__SUPPLIED DATA__
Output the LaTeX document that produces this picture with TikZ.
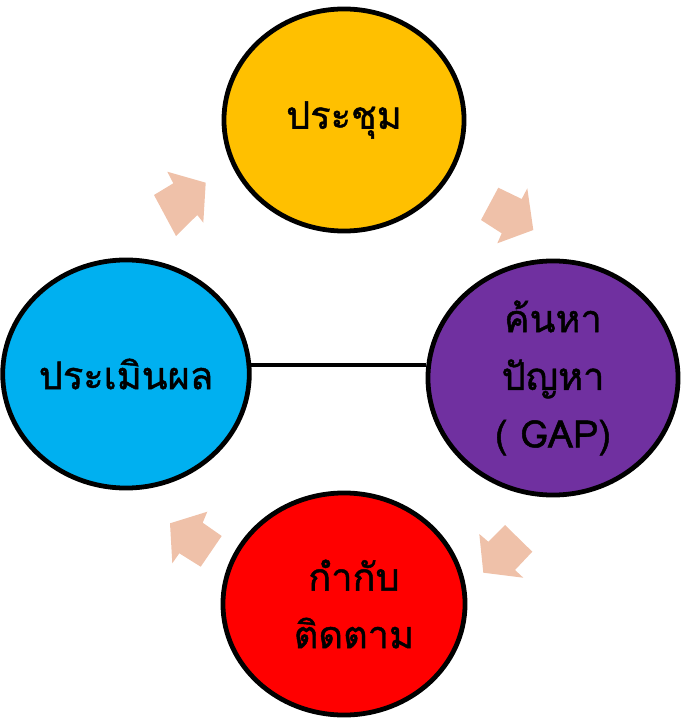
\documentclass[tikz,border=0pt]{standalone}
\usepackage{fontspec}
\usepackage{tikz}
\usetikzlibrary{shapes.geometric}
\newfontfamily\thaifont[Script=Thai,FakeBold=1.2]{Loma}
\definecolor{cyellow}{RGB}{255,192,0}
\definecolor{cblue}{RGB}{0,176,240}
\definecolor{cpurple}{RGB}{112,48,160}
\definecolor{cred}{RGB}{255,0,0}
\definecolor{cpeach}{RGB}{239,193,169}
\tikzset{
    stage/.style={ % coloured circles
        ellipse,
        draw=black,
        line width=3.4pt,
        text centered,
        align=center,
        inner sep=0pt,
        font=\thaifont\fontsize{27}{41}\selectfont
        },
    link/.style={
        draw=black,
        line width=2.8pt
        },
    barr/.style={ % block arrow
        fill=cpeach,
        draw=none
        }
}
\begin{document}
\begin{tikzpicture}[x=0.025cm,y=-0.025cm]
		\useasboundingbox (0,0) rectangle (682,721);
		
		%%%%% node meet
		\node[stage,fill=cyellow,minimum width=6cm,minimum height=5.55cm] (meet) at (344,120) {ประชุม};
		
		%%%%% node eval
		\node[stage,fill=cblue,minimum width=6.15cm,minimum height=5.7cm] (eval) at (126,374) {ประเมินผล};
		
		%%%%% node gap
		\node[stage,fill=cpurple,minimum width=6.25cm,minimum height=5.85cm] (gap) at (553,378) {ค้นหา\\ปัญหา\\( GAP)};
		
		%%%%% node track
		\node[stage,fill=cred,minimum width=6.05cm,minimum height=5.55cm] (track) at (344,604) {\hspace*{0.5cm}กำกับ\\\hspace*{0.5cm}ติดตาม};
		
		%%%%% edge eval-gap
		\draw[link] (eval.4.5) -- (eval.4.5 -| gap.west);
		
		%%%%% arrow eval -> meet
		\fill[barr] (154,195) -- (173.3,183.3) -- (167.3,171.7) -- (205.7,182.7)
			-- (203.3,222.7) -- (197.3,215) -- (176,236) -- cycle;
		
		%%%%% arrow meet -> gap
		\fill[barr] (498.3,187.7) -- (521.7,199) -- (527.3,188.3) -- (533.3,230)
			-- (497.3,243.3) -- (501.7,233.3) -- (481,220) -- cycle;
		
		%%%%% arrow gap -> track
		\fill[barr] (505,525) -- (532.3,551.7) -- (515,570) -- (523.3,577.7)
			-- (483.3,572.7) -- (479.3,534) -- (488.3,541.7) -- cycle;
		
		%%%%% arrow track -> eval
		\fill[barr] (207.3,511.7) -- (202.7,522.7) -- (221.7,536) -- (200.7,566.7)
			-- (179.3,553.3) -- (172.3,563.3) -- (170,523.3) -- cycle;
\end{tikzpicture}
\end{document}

---

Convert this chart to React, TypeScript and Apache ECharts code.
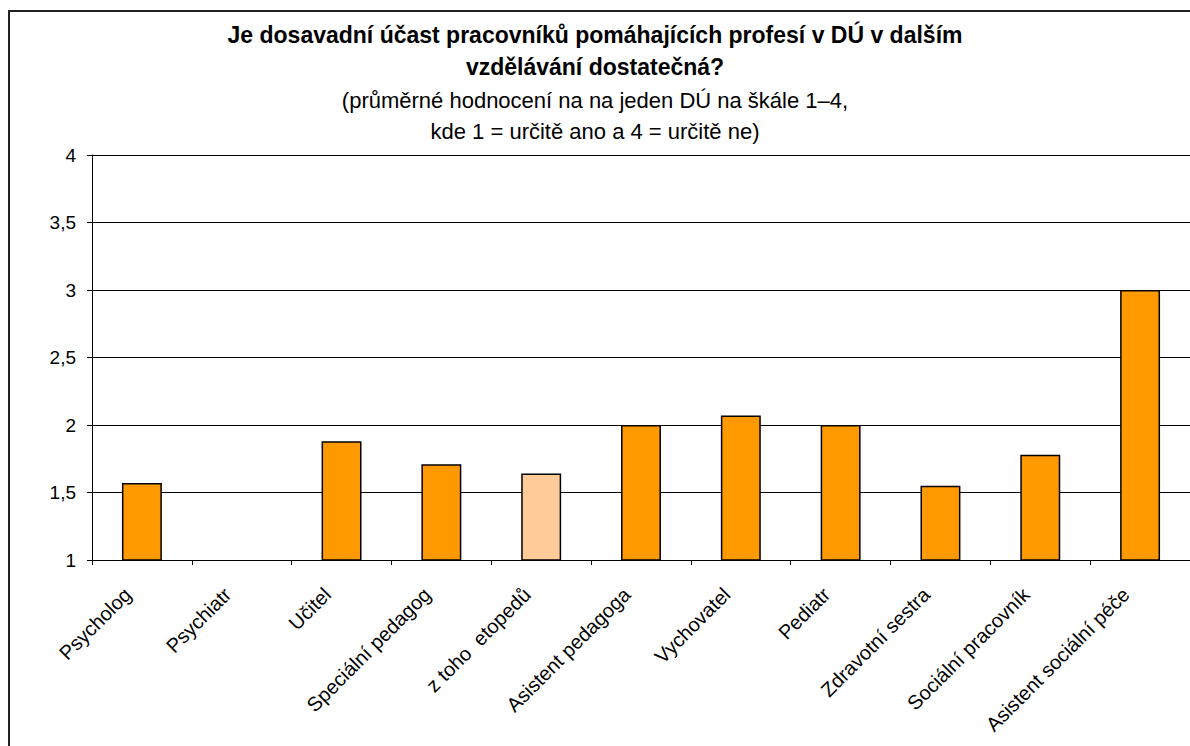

--

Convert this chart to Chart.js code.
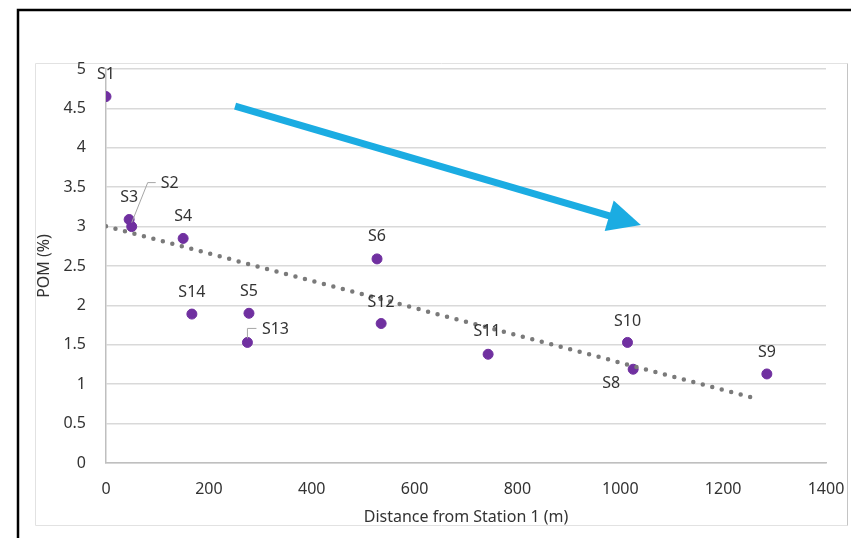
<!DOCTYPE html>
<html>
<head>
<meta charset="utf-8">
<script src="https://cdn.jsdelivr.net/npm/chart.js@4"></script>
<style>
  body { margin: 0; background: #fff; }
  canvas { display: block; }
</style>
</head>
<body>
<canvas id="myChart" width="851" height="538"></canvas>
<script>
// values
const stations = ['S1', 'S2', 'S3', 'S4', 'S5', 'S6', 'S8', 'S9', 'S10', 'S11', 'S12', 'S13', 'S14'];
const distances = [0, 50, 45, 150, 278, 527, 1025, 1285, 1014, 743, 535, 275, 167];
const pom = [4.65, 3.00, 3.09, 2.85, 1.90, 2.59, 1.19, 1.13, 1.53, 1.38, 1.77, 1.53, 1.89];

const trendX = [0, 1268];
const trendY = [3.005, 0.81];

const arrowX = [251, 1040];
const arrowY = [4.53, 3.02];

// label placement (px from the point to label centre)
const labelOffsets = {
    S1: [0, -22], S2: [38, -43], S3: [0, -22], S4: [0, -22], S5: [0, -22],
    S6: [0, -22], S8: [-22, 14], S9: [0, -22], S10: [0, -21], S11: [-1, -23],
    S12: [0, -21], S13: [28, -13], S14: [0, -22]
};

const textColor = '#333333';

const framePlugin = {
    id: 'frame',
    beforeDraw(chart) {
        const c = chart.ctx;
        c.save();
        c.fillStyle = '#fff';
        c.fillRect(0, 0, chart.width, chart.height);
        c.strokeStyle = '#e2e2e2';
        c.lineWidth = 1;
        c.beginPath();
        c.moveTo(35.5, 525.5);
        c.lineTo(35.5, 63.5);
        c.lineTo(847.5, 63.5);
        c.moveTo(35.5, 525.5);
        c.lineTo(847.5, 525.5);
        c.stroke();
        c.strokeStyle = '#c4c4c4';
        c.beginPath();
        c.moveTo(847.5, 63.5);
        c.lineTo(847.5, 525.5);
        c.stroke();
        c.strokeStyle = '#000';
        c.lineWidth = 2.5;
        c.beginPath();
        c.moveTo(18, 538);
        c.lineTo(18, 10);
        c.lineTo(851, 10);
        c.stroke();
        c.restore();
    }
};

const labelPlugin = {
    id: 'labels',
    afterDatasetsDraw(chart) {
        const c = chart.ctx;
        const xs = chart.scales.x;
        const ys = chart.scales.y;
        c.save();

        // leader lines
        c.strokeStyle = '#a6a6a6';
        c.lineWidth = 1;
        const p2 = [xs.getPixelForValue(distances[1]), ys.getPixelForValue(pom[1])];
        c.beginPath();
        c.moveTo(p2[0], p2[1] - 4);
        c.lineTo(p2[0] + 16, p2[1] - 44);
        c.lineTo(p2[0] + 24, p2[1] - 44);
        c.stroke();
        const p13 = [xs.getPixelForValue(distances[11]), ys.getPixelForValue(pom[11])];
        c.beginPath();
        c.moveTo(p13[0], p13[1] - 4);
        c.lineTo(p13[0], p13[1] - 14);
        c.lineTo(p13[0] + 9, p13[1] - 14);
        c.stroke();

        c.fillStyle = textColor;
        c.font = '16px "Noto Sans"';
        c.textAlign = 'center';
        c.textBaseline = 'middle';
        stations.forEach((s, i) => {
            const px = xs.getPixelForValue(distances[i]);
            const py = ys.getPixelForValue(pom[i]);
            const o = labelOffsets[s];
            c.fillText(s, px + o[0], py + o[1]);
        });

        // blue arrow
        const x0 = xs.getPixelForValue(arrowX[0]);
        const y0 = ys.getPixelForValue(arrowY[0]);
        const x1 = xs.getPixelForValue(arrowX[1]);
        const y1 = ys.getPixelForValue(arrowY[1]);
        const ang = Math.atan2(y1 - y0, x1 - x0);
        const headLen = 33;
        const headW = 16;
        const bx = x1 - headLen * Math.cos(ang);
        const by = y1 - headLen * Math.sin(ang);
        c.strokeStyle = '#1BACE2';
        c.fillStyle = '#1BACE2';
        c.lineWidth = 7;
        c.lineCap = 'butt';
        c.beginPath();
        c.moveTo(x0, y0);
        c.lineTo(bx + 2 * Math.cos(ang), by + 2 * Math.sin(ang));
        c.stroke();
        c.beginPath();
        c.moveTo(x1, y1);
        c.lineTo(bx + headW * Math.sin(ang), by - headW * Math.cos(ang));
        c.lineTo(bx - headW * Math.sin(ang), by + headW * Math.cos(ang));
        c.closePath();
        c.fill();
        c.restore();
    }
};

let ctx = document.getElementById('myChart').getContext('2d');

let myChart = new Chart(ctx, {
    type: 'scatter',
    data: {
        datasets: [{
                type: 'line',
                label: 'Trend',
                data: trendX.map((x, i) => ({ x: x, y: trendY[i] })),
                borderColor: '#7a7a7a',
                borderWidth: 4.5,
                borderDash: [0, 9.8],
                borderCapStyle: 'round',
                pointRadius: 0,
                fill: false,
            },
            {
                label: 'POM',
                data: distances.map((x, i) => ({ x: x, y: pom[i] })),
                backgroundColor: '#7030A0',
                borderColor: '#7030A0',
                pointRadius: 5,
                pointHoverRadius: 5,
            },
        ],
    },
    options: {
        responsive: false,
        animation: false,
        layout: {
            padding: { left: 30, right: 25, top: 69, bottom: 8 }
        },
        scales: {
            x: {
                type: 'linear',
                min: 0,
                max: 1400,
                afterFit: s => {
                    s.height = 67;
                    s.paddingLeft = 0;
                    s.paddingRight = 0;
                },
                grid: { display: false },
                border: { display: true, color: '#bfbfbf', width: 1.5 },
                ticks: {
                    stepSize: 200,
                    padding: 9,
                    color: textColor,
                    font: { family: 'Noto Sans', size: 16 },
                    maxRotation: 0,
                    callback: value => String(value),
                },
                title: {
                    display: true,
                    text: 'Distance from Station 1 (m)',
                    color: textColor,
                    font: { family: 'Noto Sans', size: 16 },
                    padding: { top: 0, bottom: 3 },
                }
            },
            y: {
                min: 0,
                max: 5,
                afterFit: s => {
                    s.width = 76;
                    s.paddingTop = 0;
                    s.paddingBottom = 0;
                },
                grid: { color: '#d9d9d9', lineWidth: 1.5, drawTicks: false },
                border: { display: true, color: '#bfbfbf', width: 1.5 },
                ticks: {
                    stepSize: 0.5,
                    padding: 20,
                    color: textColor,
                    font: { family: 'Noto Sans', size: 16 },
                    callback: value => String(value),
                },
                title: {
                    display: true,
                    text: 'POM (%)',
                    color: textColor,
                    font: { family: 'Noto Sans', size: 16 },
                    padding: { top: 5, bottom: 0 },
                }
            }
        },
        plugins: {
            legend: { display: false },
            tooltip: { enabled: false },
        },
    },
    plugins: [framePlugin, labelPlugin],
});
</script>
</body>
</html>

__DESCRIPTION OF THE TASK__
Looking at the entries above, how many lines contain the word "this"? Answer with the number alone.

__FULL RESPONSE__
3